Task to carry out: Starting with the first line below, extract each line through the one that contains "(col) at (1091,913)", inclusive, excluding pictures.

Supplied material:

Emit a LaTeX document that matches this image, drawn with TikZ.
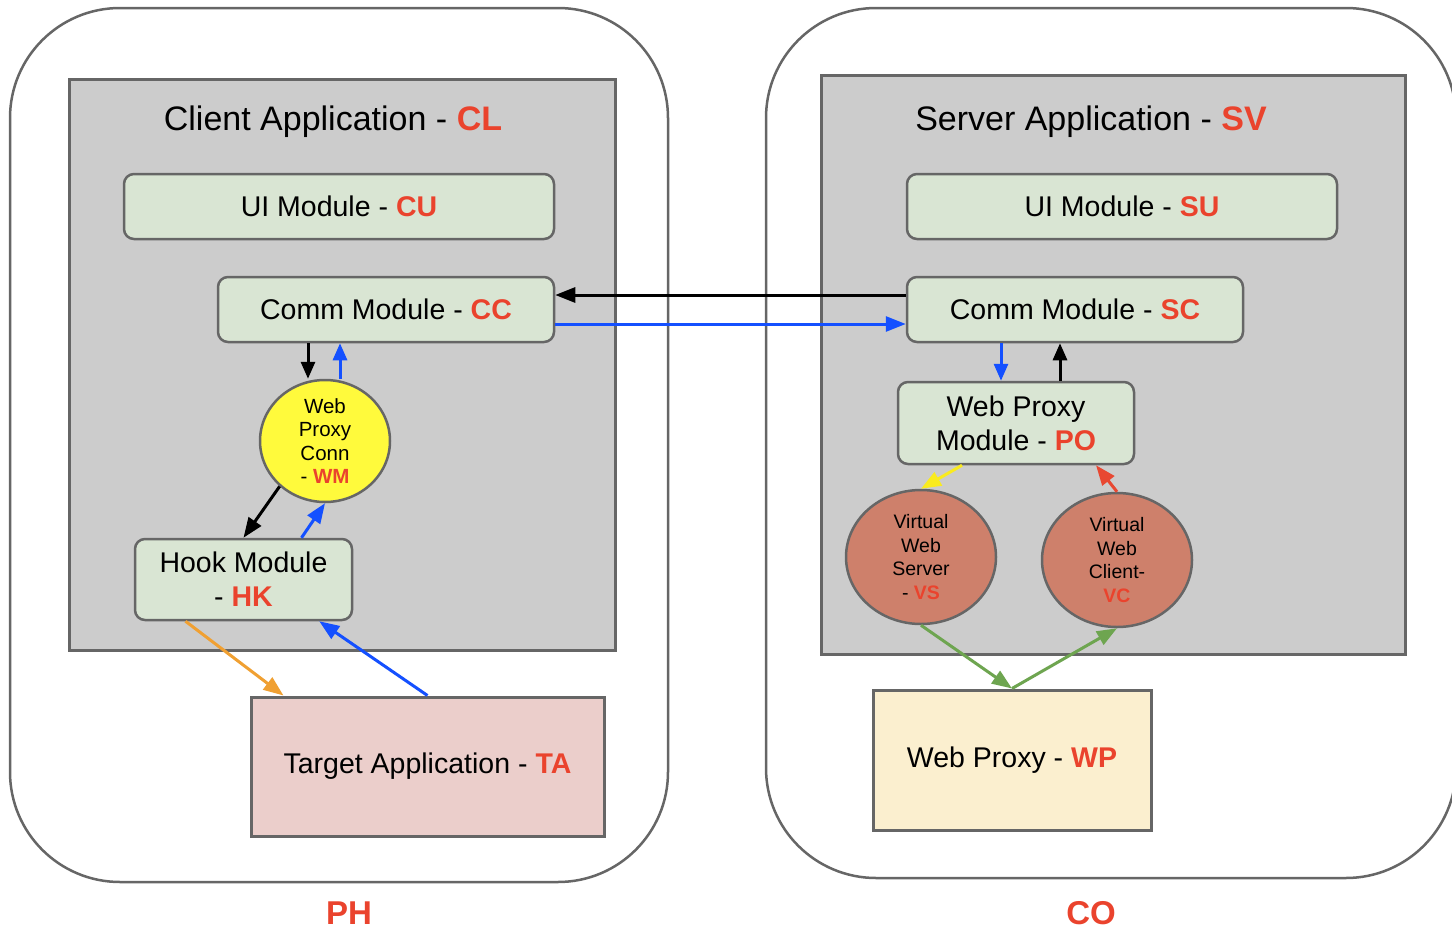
\documentclass[tikz,border=0pt]{standalone}
\usepackage{fontspec}
\setmainfont{Liberation Sans}
\usetikzlibrary{arrows.meta,shapes.geometric}
\definecolor{accent}{RGB}{234,67,45}
\definecolor{edge}{RGB}{102,102,102}
\definecolor{panelgray}{RGB}{204,204,204}
\definecolor{module}{RGB}{217,229,211}
\definecolor{wmyellow}{RGB}{255,250,60}
\definecolor{virt}{RGB}{206,128,107}
\definecolor{target}{RGB}{235,206,203}
\definecolor{proxy}{RGB}{251,239,207}
\definecolor{linkblue}{RGB}{20,80,255}
\definecolor{linkorange}{RGB}{240,160,50}
\definecolor{linkgreen}{RGB}{110,165,80}
\definecolor{linkyellow}{RGB}{250,235,30}
\definecolor{linkred}{RGB}{232,72,50}
\newcommand{\acr}[1]{\textcolor{accent}{\bfseries #1}}
\begin{document}
\begin{tikzpicture}[x=1pt,y=-1pt,
  host/.style={draw=edge, line width=2.5pt, rounded corners=110pt, fill=white, inner sep=0pt},
  appbox/.style={draw=edge, line width=3pt, fill=panelgray, inner sep=0pt},
  title/.style={font=\fontsize{34}{40}\selectfont},
  modbox/.style={draw=edge, line width=2.5pt, fill=module, rounded corners=10pt, inner sep=0pt,
    font=\fontsize{28.5}{34}\selectfont, align=center},
  virtnode/.style={ellipse, draw=edge, line width=2.5pt, fill=virt, inner sep=0pt,
    font=\fontsize{19.5}{23.5}\selectfont, align=center},
  plainbox/.style={draw=edge, line width=3pt, inner sep=0pt, font=\fontsize{28.5}{34}\selectfont},
  hostlabel/.style={font=\fontsize{33}{38}\selectfont\bfseries, text=accent},
  link/.style={line width=3pt, -{Triangle[length=20pt,width=15pt]}},
  shortlink/.style={line width=3pt, -{Triangle[length=17pt,width=14pt]}}]
\useasboundingbox (0,0) rectangle (1452,929);

% hosts
\node[host, minimum width=658pt, minimum height=874pt] (ph) at (339,445) {};
\node[host, minimum width=690pt, minimum height=870pt] (co) at (1111,443) {};
\node[hostlabel] (phl) at (349,913) {PH};
\node[hostlabel] (col) at (1091,913) {CO};

% client application
\node[appbox, minimum width=546pt, minimum height=571pt] (cl) at (342,364.5) {};
\node[title] (clt) at (333,122) {Client Application - \acr{CL}};
\node[modbox, minimum width=430pt, minimum height=65pt] (cu) at (339,206.5) {UI Module - \acr{CU}};
\node[modbox, minimum width=336pt, minimum height=65pt] (cc) at (386,309.5) {Comm Module - \acr{CC}};
\node[ellipse, draw=edge, line width=2.5pt, fill=wmyellow, inner sep=0pt,
  minimum width=130pt, minimum height=122pt, align=center,
  font=\fontsize{20.5}{23.5}\selectfont] (wm) at (325,441) {Web\\Proxy\\Conn\\- \acr{WM}};
\node[modbox, minimum width=217pt, minimum height=81pt] (hk) at (243.5,579.5) {Hook Module\\- \acr{HK}};
\node[plainbox, fill=target, minimum width=353pt, minimum height=139pt] (ta) at (427.5,766.5)
  {\raisebox{-3pt}{Target Application - \acr{TA}}};

% server application
\node[appbox, minimum width=584pt, minimum height=579pt] (sv) at (1113,364.5) {};
\node[title] (svt) at (1091,122) {Server Application - \acr{SV}};
\node[modbox, minimum width=430pt, minimum height=65pt] (su) at (1122,206.5) {UI Module - \acr{SU}};
\node[modbox, minimum width=336pt, minimum height=65pt] (sc) at (1075,309.5) {Comm Module - \acr{SC}};
\node[modbox, minimum width=236pt, minimum height=82pt] (po) at (1016,423) {Web Proxy\\Module - \acr{PO}};
\node[virtnode, minimum width=150pt, minimum height=134pt] (vs) at (921,557) {Virtual\\Web\\Server\\- \acr{VS}};
\node[virtnode, minimum width=150pt, minimum height=134pt] (vc) at (1117,560) {Virtual\\Web\\Client-\\\acr{VC}};
\node[plainbox, fill=proxy, minimum width=278pt, minimum height=140pt] (wp) at (1012,760)
  {\raisebox{-3pt}{Web Proxy - \acr{WP}}};

% link end points
\coordinate (wmin) at ([xshift=-17pt]wm.north);
\coordinate (wmout) at ([xshift=15pt]wm.north);
\coordinate (poin) at ([xshift=-15pt]po.north);
\coordinate (poout) at ([xshift=44pt]po.north);

% client side links
\draw[link] ([yshift=14.5pt]sc.west) -- ([yshift=14.5pt]cc.east);
\draw[link, linkblue] ([yshift=-14.5pt]cc.east) -- ([yshift=-14.5pt]sc.west);
\draw[shortlink] (cc.south -| wmin) -- (wmin);
\draw[shortlink, linkblue] (wmout) -- (cc.south -| wmout);
\draw[link] (wm.225) -- (hk.north);
\draw[link, linkblue] ([xshift=58pt]hk.north) -- (wm.south);
\draw[link, linkorange] ([xshift=-58pt]hk.south) -- ([xshift=34pt]ta.north west);
\draw[link, linkblue] (ta.north) -- ([xshift=-34pt]hk.south east);

% server side links
\draw[shortlink, linkblue] (sc.south -| poin) -- (poin);
\draw[shortlink] (poout) -- (sc.south -| poout);
\draw[link, linkyellow] ([xshift=-54pt]po.south) -- (vs.north);
\draw[link, linkred] (vc.north) -- ([xshift=80pt]po.south);
\draw[link, linkgreen] (vs.south) -- (wp.north);
\draw[link, linkgreen] (wp.north) -- (vc.south);
\end{tikzpicture}
\end{document}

Written answer:
Emit a LaTeX document that matches this image, drawn with TikZ.
\documentclass[tikz,border=0pt]{standalone}
\usepackage{fontspec}
\setmainfont{Liberation Sans}
\usetikzlibrary{arrows.meta,shapes.geometric}
\definecolor{accent}{RGB}{234,67,45}
\definecolor{edge}{RGB}{102,102,102}
\definecolor{panelgray}{RGB}{204,204,204}
\definecolor{module}{RGB}{217,229,211}
\definecolor{wmyellow}{RGB}{255,250,60}
\definecolor{virt}{RGB}{206,128,107}
\definecolor{target}{RGB}{235,206,203}
\definecolor{proxy}{RGB}{251,239,207}
\definecolor{linkblue}{RGB}{20,80,255}
\definecolor{linkorange}{RGB}{240,160,50}
\definecolor{linkgreen}{RGB}{110,165,80}
\definecolor{linkyellow}{RGB}{250,235,30}
\definecolor{linkred}{RGB}{232,72,50}
\newcommand{\acr}[1]{\textcolor{accent}{\bfseries #1}}
\begin{document}
\begin{tikzpicture}[x=1pt,y=-1pt,
  host/.style={draw=edge, line width=2.5pt, rounded corners=110pt, fill=white, inner sep=0pt},
  appbox/.style={draw=edge, line width=3pt, fill=panelgray, inner sep=0pt},
  title/.style={font=\fontsize{34}{40}\selectfont},
  modbox/.style={draw=edge, line width=2.5pt, fill=module, rounded corners=10pt, inner sep=0pt,
    font=\fontsize{28.5}{34}\selectfont, align=center},
  virtnode/.style={ellipse, draw=edge, line width=2.5pt, fill=virt, inner sep=0pt,
    font=\fontsize{19.5}{23.5}\selectfont, align=center},
  plainbox/.style={draw=edge, line width=3pt, inner sep=0pt, font=\fontsize{28.5}{34}\selectfont},
  hostlabel/.style={font=\fontsize{33}{38}\selectfont\bfseries, text=accent},
  link/.style={line width=3pt, -{Triangle[length=20pt,width=15pt]}},
  shortlink/.style={line width=3pt, -{Triangle[length=17pt,width=14pt]}}]
\useasboundingbox (0,0) rectangle (1452,929);

% hosts
\node[host, minimum width=658pt, minimum height=874pt] (ph) at (339,445) {};
\node[host, minimum width=690pt, minimum height=870pt] (co) at (1111,443) {};
\node[hostlabel] (phl) at (349,913) {PH};
\node[hostlabel] (col) at (1091,913) {CO};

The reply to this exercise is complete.